The strand 1-led international conference ‘Engaging Multilinguality: Language, Identity and National Cohesion in Ukraine’ provided a unique opportunity to address various aspects of multilingualism in Ukraine. Its organisation stemmed from a close collaboration between the MEITS project and Cambridge Ukrainian Studies programme. This conference took place on 19 October at Trinity College, University of Cambridge, and saw three panels that brought together scholars from across different disciplines, researching different historical periods and coming from Europe and North America. After the opening of the conference by Wendy Ayres-Bennett, Rory Finnin and Ivan Kozachenko, the first panel explored relationships between nation, state and language. Timofey Agarin (Queen’s University Belfast) addressed the cases of Baltic States with the focus on language policies and European integration. With a subsequent presentation, Taras Koznarsky (University of Toronto) explored multilingualism, nation and empire in the writings of 19th century Ukrainian poet and folklorist Mykola Markevych. This panel was concluded by the presentation of the study of language use at Ukrainian universities after the Euromaidan revolution. Olenka Bilash (University of Alberta) who coordinated this study, stressed that such projects make comparative analysis between countries like Canada and Ukraine more feasible.

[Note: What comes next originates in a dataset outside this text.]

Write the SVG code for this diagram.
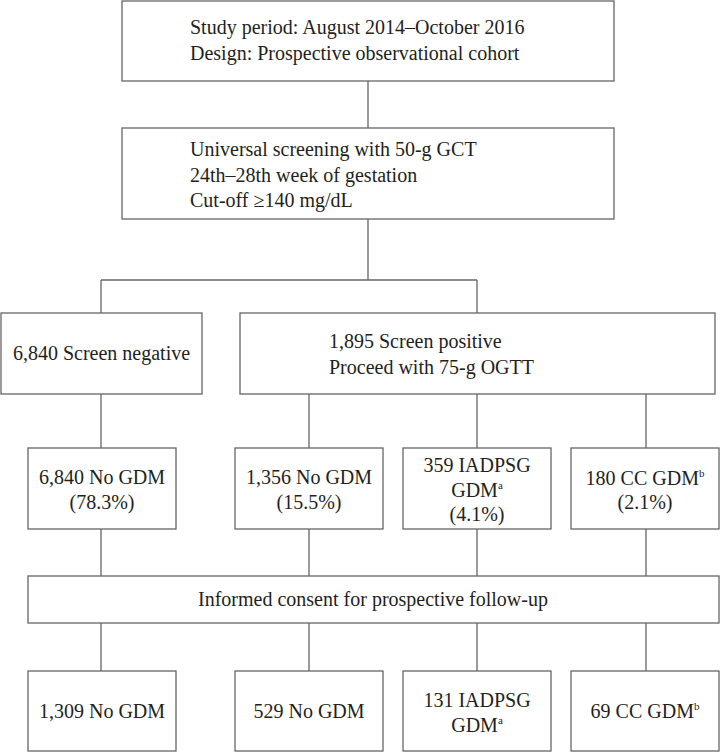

The second panel focused predominantly on language use and changes of linguistic identities in post-Euromaidan Ukraine. Special attention was paid to social media as a new space where various discourses on languages emerge and new linguistic identities asserted. Natalia Kudriavtseva (Kherson National Technical University) conducted a survey of schools in southern region of Ukraine that revealed a wide range of language ideologies towards Ukrainian and Russian. The dynamic nature of social media discourses on languages, language policies and identities was analysed in the next presentation by Volodymyr Kulyk (National Academy of Sciences of Ukraine). Laada Bilaniuk (University of Washington) continued this theme with the presentation on nation-building and the self.

The final panel followed the multidisciplinary format of the conference with Myroslav Shkandrij (University of Manitoba) highlighted a wide range of approaches in understating and portraying of multilinguality by Ukrainian writers of the 20th century. Vitaly Chernetsky (University of Kansas) focused on accommodating and non-accommodating multilingualism in Soviet and post-Soviet cinema. The presentation by Alina Zubkovych (Södertörn University) considered languages and culture of Crimean Tatars and special attention was paid by her to the developments after the Russian annexation of Crimea in 2014. The conference was well-attended with more than fifty people came and actively participated in Q & A sessions over the course of the day. The conference fulfilled its main goal to move away from tired exchanges about Ukrainophone-Russophone, west-east regional divisions and explored multilingualism and agency of a Ukrainian citizen. The papers that were presented at this international conference will be published as a special issue in 2019.